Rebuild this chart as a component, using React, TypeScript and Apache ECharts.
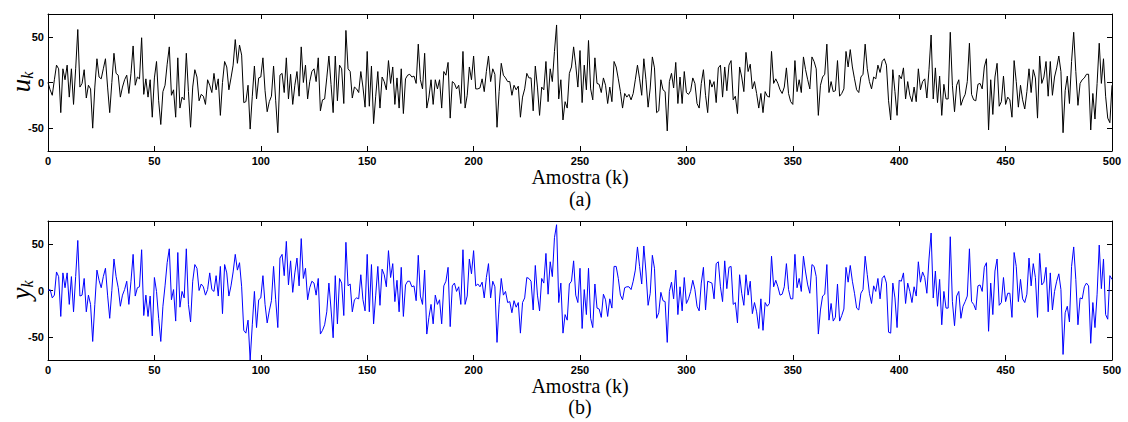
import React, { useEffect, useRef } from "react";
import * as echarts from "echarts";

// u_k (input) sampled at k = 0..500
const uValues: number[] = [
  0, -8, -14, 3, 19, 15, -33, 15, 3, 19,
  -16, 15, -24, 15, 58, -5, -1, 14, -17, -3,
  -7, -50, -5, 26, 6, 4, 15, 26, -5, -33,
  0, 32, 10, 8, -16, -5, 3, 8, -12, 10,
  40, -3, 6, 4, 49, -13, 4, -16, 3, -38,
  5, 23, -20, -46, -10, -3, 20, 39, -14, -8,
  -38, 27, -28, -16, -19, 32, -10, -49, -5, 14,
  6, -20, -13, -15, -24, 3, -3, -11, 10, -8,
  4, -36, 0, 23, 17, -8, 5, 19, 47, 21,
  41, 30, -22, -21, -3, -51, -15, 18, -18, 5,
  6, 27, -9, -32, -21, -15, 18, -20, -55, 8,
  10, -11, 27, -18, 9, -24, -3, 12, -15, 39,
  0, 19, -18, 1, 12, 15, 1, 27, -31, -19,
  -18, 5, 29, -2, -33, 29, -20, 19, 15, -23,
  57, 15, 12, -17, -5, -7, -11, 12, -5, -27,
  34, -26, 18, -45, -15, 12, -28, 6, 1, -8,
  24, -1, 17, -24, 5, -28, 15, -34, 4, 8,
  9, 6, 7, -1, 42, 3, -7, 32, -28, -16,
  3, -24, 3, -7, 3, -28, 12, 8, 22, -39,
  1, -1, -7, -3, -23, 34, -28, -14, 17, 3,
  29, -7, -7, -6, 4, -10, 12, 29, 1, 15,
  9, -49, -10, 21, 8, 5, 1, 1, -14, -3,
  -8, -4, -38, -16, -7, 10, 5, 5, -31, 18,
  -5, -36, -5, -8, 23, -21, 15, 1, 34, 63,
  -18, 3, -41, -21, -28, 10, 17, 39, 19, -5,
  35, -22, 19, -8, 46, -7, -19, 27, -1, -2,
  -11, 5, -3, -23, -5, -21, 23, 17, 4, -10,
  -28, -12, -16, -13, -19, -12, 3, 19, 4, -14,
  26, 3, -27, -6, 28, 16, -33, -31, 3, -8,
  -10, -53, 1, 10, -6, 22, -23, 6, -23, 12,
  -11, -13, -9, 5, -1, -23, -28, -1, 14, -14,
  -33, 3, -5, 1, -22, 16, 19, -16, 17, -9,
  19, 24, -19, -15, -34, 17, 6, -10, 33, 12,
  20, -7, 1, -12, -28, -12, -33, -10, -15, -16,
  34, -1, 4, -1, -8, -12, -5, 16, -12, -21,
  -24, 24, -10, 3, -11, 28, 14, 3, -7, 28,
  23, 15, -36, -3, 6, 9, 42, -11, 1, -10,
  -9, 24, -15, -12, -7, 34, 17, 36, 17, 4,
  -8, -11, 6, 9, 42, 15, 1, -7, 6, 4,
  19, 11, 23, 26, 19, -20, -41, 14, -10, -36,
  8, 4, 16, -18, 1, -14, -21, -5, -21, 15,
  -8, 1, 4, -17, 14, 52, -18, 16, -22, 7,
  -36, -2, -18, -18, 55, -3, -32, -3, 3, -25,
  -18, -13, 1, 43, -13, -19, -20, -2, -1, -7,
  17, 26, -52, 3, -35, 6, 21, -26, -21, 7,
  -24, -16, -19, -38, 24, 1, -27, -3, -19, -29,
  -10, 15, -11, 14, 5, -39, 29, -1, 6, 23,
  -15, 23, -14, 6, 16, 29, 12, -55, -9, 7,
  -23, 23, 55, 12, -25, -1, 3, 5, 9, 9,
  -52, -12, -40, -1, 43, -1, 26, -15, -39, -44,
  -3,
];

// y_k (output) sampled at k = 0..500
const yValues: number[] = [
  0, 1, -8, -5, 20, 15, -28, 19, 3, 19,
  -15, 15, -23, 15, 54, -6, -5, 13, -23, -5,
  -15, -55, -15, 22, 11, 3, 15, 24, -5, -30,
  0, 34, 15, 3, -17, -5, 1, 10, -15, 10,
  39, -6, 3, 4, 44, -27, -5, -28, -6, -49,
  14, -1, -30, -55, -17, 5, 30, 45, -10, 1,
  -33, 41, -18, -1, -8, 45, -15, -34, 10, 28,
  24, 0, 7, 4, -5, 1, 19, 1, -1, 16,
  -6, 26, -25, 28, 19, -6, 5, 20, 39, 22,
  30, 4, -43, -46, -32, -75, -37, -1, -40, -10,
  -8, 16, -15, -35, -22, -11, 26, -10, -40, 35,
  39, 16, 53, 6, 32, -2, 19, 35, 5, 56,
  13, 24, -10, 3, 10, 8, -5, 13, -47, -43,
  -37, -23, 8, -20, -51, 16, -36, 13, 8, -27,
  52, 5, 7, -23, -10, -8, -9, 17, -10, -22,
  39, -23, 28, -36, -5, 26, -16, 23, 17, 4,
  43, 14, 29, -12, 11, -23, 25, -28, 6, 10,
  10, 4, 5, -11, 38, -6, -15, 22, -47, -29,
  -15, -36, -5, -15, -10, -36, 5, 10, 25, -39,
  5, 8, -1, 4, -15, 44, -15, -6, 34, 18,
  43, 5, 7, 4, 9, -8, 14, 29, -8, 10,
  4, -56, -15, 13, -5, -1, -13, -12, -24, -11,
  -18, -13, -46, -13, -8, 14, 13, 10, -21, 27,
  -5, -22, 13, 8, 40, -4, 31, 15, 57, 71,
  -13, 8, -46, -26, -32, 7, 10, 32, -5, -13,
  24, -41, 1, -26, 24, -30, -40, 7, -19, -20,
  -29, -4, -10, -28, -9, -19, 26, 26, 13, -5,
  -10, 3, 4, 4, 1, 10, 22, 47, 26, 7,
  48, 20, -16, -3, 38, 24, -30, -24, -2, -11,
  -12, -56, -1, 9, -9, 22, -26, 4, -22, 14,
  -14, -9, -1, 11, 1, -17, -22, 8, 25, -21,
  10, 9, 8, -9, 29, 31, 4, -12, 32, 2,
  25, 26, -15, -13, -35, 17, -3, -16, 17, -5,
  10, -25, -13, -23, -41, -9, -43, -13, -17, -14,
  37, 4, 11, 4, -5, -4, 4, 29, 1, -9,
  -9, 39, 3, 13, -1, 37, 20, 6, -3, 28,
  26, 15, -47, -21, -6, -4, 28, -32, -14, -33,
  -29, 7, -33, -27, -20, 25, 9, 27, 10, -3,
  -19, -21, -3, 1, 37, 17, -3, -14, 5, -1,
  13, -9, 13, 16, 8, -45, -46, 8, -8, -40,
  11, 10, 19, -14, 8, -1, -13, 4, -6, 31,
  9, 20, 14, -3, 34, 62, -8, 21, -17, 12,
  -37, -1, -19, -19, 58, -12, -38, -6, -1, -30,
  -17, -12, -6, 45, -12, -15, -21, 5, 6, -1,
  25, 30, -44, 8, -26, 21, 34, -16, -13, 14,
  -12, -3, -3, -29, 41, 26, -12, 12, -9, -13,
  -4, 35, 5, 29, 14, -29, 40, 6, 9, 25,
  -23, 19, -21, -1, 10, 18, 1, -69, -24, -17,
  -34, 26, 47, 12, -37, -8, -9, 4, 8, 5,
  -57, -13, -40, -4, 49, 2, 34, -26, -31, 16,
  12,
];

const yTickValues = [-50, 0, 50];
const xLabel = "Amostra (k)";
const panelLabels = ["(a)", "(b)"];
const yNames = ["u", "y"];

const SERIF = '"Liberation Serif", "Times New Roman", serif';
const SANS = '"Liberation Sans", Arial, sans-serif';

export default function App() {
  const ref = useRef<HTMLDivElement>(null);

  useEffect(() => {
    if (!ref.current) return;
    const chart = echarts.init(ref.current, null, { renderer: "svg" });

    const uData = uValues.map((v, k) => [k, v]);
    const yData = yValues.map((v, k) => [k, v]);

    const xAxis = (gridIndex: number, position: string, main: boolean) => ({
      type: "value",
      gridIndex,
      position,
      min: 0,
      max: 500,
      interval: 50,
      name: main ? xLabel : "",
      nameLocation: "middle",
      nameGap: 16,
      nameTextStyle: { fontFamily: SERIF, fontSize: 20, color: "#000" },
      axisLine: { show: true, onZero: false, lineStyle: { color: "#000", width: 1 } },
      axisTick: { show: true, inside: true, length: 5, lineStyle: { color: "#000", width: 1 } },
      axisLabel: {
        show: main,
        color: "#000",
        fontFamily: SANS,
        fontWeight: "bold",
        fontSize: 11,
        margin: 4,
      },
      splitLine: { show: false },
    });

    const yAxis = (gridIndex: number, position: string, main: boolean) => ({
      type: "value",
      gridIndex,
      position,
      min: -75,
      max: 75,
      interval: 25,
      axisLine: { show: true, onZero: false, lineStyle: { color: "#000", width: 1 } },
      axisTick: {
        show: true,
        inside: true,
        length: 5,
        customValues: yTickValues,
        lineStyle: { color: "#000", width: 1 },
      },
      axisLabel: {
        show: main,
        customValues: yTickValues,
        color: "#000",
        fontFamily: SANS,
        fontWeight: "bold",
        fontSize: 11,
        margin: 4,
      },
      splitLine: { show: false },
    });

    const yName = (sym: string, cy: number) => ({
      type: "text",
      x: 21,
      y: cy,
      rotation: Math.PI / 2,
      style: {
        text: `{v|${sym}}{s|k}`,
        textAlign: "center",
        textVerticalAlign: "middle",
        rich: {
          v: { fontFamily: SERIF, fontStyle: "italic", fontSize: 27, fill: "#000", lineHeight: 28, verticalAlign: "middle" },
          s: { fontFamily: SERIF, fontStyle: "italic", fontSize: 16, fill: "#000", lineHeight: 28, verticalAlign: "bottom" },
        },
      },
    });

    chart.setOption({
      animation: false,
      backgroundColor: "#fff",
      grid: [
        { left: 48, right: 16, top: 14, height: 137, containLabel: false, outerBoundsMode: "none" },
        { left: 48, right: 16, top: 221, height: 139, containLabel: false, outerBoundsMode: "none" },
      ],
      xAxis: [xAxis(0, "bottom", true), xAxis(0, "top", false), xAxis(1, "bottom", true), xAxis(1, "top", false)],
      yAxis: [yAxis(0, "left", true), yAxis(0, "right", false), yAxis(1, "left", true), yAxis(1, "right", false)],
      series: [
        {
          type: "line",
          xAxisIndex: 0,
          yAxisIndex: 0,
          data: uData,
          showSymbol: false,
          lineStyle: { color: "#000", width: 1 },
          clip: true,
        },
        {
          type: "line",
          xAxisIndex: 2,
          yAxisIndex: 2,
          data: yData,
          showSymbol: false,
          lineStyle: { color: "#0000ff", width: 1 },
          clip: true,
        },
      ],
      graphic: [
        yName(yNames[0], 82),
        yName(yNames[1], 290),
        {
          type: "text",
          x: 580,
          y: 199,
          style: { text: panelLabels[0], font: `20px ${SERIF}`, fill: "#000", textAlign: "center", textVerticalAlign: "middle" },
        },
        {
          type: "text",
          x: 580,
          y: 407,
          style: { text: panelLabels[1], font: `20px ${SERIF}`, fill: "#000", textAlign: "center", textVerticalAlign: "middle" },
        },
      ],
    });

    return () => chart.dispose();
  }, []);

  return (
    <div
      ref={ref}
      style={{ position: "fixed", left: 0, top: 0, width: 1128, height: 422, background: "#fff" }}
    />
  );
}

_Goal of the exercise_
Return the material line for line, from its beginning to the line that contains "import * as", with the pictures left out.

_Task result_
Rebuild this chart as a component, using React, TypeScript and Apache ECharts.
import React, { useEffect, useRef } from "react";
import * as echarts from "echarts";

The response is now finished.